If you're a home inspector, I recommend you add a glass suction cup to your tool list. This is a great little tool to keep in the tool bag that you bring into the home. Even if you're not a home inspector, you might find value in this.
Every experienced home inspector has surely come across dozens of crank-out windows that wouldn't crank closed properly. Sometimes this is caused by a window that doesn't fit in the frame properly, sometimes damaged hardware, or possibly missing hardware.
In these cases, I usually team up with my client to get the window to close properly. I run outside the house and push on the window, and I have my client crank the window and lock it while I push.

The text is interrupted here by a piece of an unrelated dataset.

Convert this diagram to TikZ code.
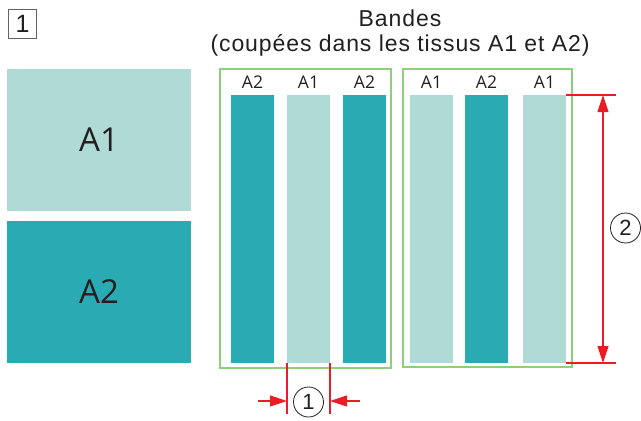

This isn't terribly annoying if there are two people at the inspection, but it can be a time suck when a house has a bunch of them. During the winter, I have to get my big boots on, bring a ladder to the offending window, get it closed, go back inside, and repeat. It's just part of the job, and nothing I've ever whined about.
I guess I've always been lucky, however, because I've never come across a window that I couldn't access from the ground. Until recently.
Storytime
While doing a one-year-warranty inspection recently, I opened a casement window that absolutely would not fully close. The child safety lock on the window didn't line up properly, and nothing I did would work. This was particularly frustrating because it was a two-story home with a walkout basement, potentially putting the window out of my ladder's reach.
I was doing a team inspection on this house with Joe, who happened to be in the backyard. After watching me struggle with the window, Joe told me to grab a glass suction cup out of his bag. He brings it along to inspections just for this kind of situation. Genius!